Farm Safety Partnership sets industry targets

Harvested shrubs being loaded for transport, Wyevale Nurseries_42436

The Farm Safety Partnership (FSP) has set a target to reduce the number of farming fatalities by at least 50% by the summer of 2023, in its latest initiative to transform the safety record in the farming industry.

The move came as over 20 representatives from across the industry gathered at NFU headquarters in Stoneleigh on 19 April to discuss the forthcoming health and safety campaign.

Over the next 12 months, the FSP will focus on four key areas:

  • Summer 2018: Children on farm
  • Autumn 2018: Falls from height and falling objects
  • Winter 2018: Transport and machinery
  • Spring 2019: Livestock

Opening the meeting, NFU Vice President and Farm Safety Partnership chairman Stuart Roberts said:

“Our ultimate ambition is to reach a point where there are no deaths in the farming industry. Our target on the way to achieving this is to at least halve the number of deaths over the next five years.

"To do this, the FSP has to up the ante. We must be bold and ambitious and push the farming industry to enact change quickly.

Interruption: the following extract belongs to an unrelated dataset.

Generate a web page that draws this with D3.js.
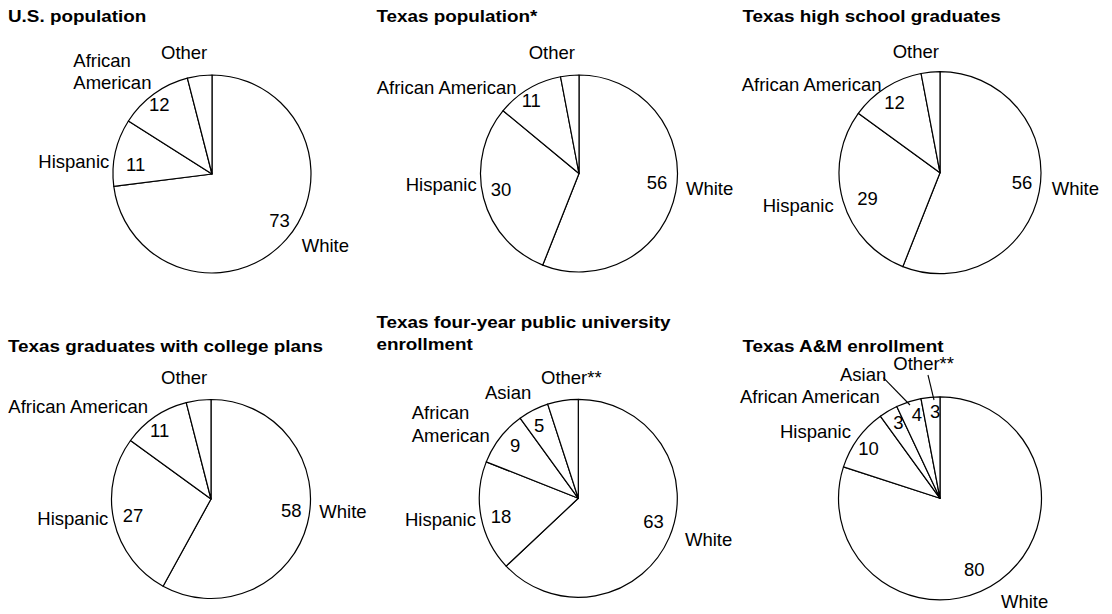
<!DOCTYPE html>
<html>
<head>
<meta charset="utf-8">
<script src="https://cdn.jsdelivr.net/npm/d3@7"></script>
<style>
  html, body { margin: 0; padding: 0; background: #fff; }
  svg { display: block; }
  text { font-family: Arial, "Liberation Sans", sans-serif; fill: #000; }
</style>
</head>
<body>
<svg id="chart" width="1112" height="614"></svg>
<script>
// ---- Data ----------------------------------------------------------------
const groupsFour = ["White", "Hispanic", "African American", "Other"];
const groupsFive = ["White", "Hispanic", "African American", "Asian", "Other**"];

const usPopulation          = [73, 11, 12, 4];
const texasPopulation       = [56, 30, 11, 3];
const texasHighSchoolGrads  = [56, 29, 12, 3];
const texasCollegePlans     = [58, 27, 11, 4];
const texasPublicUniversity = [63, 18, 9, 5, 5];
const texasAMEnrollment     = [80, 10, 3, 4, 3];

const chartTitles = [
  ["U.S. population"],
  ["Texas population*"],
  ["Texas high school graduates"],
  ["Texas graduates with college plans"],
  ["Texas four-year public university", "enrollment"],
  ["Texas A&M enrollment"]
];

// which slice values are printed on the pie
const valueShown = [
  [true, true, true, false],
  [true, true, true, false],
  [true, true, true, false],
  [true, true, true, false],
  [true, true, true, true, false],
  [true, true, true, true, true]
];

// ---- Layout --------------------------------------------------------------
// centre, radius, title anchor, and label offsets (relative to the centre)
const layout = [
  { cx: 212, cy: 174, r: 99, title: [8, 21.7],
    names: [[89.7, 78.3], [-173.7, -5.7], [-138.7, -107.3], [-51, -114.7]],
    values: [[57.3, 52.7], [-86, -3.3], [-63, -63], null],
    split: [2] },
  { cx: 579, cy: 173.5, r: 98.5, title: [376.5, 21.7],
    names: [[107, 21.8], [-173.3, 17.2], [-202.3, -79.2], [-50.3, -114.2]],
    values: [[67.7, 15.8], [-88.3, 22.5], [-57.3, -66.8], null],
    split: [] },
  { cx: 940, cy: 172.7, r: 101, title: [742.5, 21.7],
    names: [[111.7, 22.3], [-177.3, 39.6], [-198.3, -82], [-47.3, -114.4]],
    values: [[71.7, 16], [-82.7, 32.3], [-55.7, -63.4], null],
    split: [] },
  { cx: 211, cy: 499, r: 99.5, title: [8, 351.7],
    names: [[108.3, 19.3], [-173.7, 26], [-202.7, -85.7], [-50, -115]],
    values: [[70, 18.3], [-88.3, 22.7], [-61, -62.3], null],
    split: [] },
  { cx: 578.3, cy: 498.3, r: 99, title: [376.5, 328.3],
    names: [[106.7, 47.7], [-173.3, 27.4], [-166.6, -79.3], [-93.3, -99.3], [-37.3, -114.3]],
    values: [[65, 30], [-87.6, 24.4], [-68.3, -46.6], [-44.3, -66.6], null],
    split: [2] },
  { cx: 940, cy: 498.3, r: 101.5, title: [742.5, 351.7],
    names: [[61, 110], [-160, -60], [-200, -95.6], [-100, -117.3], [-46.7, -128.3]],
    values: [[24, 77.7], [-81.7, -43.3], [-46.7, -69.3], [-28.3, -77], [-10, -80.8]],
    split: [],
    leaders: { 3: [[-56.7, -120.6], [-30, -93.3]], 4: [[-12, -123.3], [-6, -98.3]] } }
];

const datasets = [usPopulation, texasPopulation, texasHighSchoolGrads,
                  texasCollegePlans, texasPublicUniversity, texasAMEnrollment];
const groupSets = [groupsFour, groupsFour, groupsFour, groupsFour, groupsFive, groupsFive];

// ---- Drawing -------------------------------------------------------------
const svg = d3.select("#chart");
svg.append("rect").attr("width", 1112).attr("height", 614).attr("fill", "#fff");

const pie = d3.pie().sort(null).value(d => d.value);
const lineHeight = 21.7;
const labelSize = 18.5;

datasets.forEach((values, i) => {
  const L = layout[i];
  const groups = groupSets[i];
  const rows = values.map((v, k) => ({ group: groups[k], value: v, show: valueShown[i][k] }));

  // title (bold, slightly wide face)
  const title = svg.append("g")
    .attr("transform", `translate(${L.title[0]},${L.title[1]}) scale(1.11,1)`);
  chartTitles[i].forEach((line, j) => {
    title.append("text")
      .attr("x", 0)
      .attr("y", j * lineHeight)
      .attr("font-size", 17)
      .attr("font-weight", "bold")
      .text(line);
  });

  const g = svg.append("g").attr("transform", `translate(${L.cx},${L.cy})`);
  const arc = d3.arc().innerRadius(0).outerRadius(L.r);

  g.selectAll("path.slice")
    .data(pie(rows))
    .join("path")
    .attr("class", "slice")
    .attr("d", arc)
    .attr("fill", "#fff")
    .attr("stroke", "#000")
    .attr("stroke-width", 1.2)
    .attr("stroke-linejoin", "round");

  // leader lines
  if (L.leaders) {
    Object.values(L.leaders).forEach(pts => {
      g.append("line")
        .attr("x1", pts[0][0]).attr("y1", pts[0][1])
        .attr("x2", pts[1][0]).attr("y2", pts[1][1])
        .attr("stroke", "#000").attr("stroke-width", 1.1);
    });
  }

  // values
  rows.forEach((d, k) => {
    if (!d.show || !L.values[k]) return;
    g.append("text")
      .attr("x", L.values[k][0])
      .attr("y", L.values[k][1])
      .attr("font-size", labelSize)
      .text(d.value);
  });

  // group names
  rows.forEach((d, k) => {
    const [x, y] = L.names[k];
    const lines = L.split.includes(k) ? d.group.split(" ") : [d.group];
    lines.forEach((line, j) => {
      g.append("text")
        .attr("x", x)
        .attr("y", y + j * 22.6)
        .attr("font-size", labelSize)
        .text(line);
    });
  });
});
</script>
</body>
</html>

“With FSP organisations delivering a co-ordinated campaign and looking at specific actions each season, we can really focus our approach and save lives in our industry.”

  • Posted by: Richard SpencerPosted on: 14/05/2018 22:01:09

    Comment: I totally agree - we need to improve our safety record . criticisms are fine , but provide solutions !! Falls from height -can an industry where the price received is below the fully costed cost of production have sufficient financial resource to finance cherry picker hire / it is because we do jobs ourselves that food is still produced . DONT compare us with construction - if they spend 20 man hours every Monday on Safety issues , the time is factored in as a cost ; we have to absorb that cost .
    Young parents starting up a business do not in many cases have a baby sitter . It is in many cases a fact that if Dad does not look after junior while working because Mum has a job where she can't look after the child -alternative / Give up farming .
    Farm based events often allow children on static tractors . It sends the wrong message ; under 13s are NOT ALLOWED ON TRACTORS and therefore should NEVER be allowed on tractors . If a stop button can be fitted at the rear of a tractor , fit seats that can accommodate a child seat complete with safety harness . I could go on ; Yes , solve the problems , but offer realistic solutions compatible with a real working farm situation . !!!!!